> [Work to be completed] Print the material below exactly as it stands, please, from its first line to the line holding "(h4) at (976,43)", with no pictures.

> [Data block]

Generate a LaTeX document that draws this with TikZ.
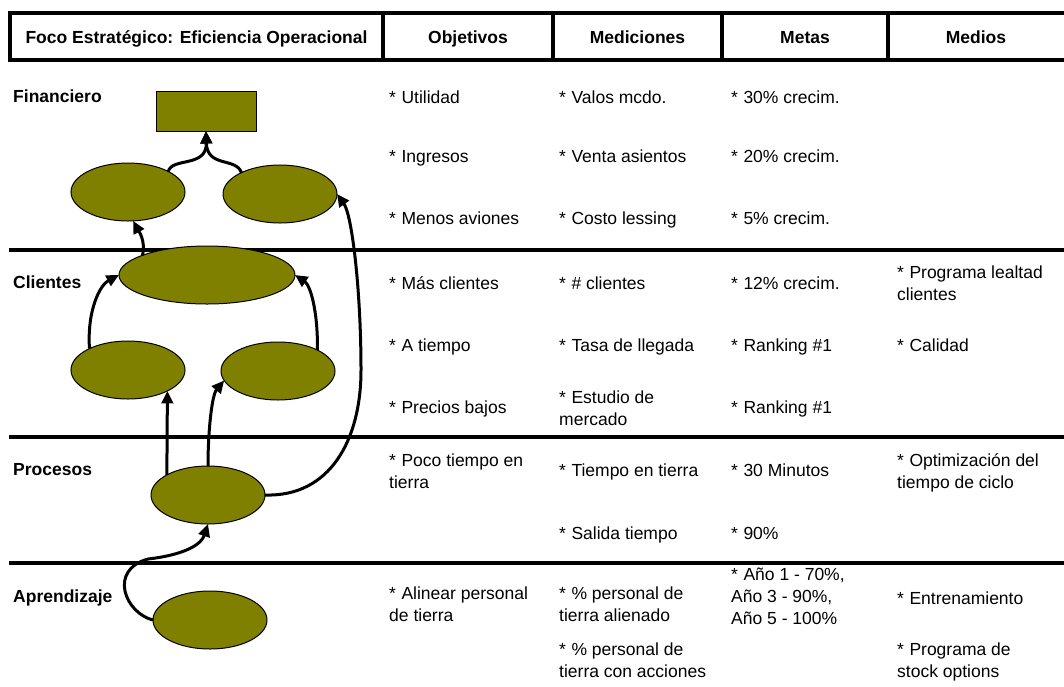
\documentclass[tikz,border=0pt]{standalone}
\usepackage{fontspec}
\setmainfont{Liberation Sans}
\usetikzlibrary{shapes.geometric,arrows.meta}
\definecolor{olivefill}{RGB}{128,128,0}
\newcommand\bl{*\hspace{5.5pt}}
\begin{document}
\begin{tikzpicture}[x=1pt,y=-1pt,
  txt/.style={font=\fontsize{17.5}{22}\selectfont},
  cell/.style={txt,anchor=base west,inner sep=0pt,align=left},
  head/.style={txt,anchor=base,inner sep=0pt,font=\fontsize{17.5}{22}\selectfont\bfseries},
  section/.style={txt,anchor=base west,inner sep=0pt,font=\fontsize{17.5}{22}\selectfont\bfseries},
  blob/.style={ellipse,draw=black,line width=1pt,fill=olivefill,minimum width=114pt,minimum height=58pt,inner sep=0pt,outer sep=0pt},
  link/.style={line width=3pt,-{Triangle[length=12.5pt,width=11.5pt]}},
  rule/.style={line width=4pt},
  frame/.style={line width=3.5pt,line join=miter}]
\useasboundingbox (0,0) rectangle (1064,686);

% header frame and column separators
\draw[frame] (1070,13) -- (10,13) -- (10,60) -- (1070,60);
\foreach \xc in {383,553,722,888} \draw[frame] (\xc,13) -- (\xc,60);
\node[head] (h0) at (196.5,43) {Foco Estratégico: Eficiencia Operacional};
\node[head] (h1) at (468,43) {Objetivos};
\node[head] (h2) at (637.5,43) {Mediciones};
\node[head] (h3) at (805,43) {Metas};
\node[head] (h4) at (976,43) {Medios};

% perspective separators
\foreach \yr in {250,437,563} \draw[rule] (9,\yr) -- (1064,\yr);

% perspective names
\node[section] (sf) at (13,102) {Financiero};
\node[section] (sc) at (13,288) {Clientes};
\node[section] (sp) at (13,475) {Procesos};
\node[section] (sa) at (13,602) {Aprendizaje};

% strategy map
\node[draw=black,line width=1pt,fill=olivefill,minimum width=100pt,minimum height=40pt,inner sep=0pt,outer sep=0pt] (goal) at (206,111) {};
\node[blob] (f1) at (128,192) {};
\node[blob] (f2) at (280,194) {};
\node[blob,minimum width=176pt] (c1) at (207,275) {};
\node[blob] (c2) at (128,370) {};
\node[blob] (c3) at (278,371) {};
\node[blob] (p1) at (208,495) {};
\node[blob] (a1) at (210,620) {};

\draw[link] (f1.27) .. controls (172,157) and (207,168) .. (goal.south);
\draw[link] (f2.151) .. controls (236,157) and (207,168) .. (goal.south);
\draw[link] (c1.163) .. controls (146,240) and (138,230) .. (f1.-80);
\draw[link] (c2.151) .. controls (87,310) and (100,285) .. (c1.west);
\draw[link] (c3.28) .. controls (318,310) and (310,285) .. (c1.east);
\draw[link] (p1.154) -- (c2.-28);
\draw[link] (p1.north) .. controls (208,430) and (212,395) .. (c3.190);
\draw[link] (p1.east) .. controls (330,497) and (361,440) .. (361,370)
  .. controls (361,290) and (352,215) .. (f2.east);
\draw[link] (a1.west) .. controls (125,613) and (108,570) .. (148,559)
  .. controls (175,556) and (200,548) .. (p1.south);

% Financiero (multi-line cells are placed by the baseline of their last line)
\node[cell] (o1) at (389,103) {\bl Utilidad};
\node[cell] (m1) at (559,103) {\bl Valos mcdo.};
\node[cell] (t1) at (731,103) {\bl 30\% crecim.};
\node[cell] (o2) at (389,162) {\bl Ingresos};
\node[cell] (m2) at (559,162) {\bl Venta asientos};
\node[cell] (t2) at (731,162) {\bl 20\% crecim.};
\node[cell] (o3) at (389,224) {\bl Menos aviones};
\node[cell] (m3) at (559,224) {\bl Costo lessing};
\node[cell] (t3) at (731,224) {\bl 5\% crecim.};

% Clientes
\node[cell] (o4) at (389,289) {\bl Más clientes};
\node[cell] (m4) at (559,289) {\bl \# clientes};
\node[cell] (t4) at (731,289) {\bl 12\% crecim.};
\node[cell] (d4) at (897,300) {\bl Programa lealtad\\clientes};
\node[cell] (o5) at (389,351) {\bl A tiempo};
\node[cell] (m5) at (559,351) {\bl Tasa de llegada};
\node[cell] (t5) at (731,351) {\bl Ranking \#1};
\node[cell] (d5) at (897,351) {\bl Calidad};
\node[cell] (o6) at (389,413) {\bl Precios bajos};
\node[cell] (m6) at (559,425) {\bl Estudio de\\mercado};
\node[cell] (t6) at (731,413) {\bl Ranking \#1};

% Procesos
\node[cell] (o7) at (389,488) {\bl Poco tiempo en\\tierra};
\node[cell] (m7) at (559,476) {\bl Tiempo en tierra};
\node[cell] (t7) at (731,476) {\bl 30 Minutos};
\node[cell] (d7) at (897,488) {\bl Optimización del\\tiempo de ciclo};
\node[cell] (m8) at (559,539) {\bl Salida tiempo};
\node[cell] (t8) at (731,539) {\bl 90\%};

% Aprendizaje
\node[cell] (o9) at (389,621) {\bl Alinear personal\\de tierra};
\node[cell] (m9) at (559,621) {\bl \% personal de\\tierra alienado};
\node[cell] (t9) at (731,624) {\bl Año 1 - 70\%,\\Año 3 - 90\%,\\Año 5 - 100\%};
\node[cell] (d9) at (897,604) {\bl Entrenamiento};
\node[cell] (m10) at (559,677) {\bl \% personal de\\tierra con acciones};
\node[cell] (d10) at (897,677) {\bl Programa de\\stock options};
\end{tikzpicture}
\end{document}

> [Solution to this problem]
Generate a LaTeX document that draws this with TikZ.
\documentclass[tikz,border=0pt]{standalone}
\usepackage{fontspec}
\setmainfont{Liberation Sans}
\usetikzlibrary{shapes.geometric,arrows.meta}
\definecolor{olivefill}{RGB}{128,128,0}
\newcommand\bl{*\hspace{5.5pt}}
\begin{document}
\begin{tikzpicture}[x=1pt,y=-1pt,
  txt/.style={font=\fontsize{17.5}{22}\selectfont},
  cell/.style={txt,anchor=base west,inner sep=0pt,align=left},
  head/.style={txt,anchor=base,inner sep=0pt,font=\fontsize{17.5}{22}\selectfont\bfseries},
  section/.style={txt,anchor=base west,inner sep=0pt,font=\fontsize{17.5}{22}\selectfont\bfseries},
  blob/.style={ellipse,draw=black,line width=1pt,fill=olivefill,minimum width=114pt,minimum height=58pt,inner sep=0pt,outer sep=0pt},
  link/.style={line width=3pt,-{Triangle[length=12.5pt,width=11.5pt]}},
  rule/.style={line width=4pt},
  frame/.style={line width=3.5pt,line join=miter}]
\useasboundingbox (0,0) rectangle (1064,686);

% header frame and column separators
\draw[frame] (1070,13) -- (10,13) -- (10,60) -- (1070,60);
\foreach \xc in {383,553,722,888} \draw[frame] (\xc,13) -- (\xc,60);
\node[head] (h0) at (196.5,43) {Foco Estratégico: Eficiencia Operacional};
\node[head] (h1) at (468,43) {Objetivos};
\node[head] (h2) at (637.5,43) {Mediciones};
\node[head] (h3) at (805,43) {Metas};
\node[head] (h4) at (976,43) {Medios};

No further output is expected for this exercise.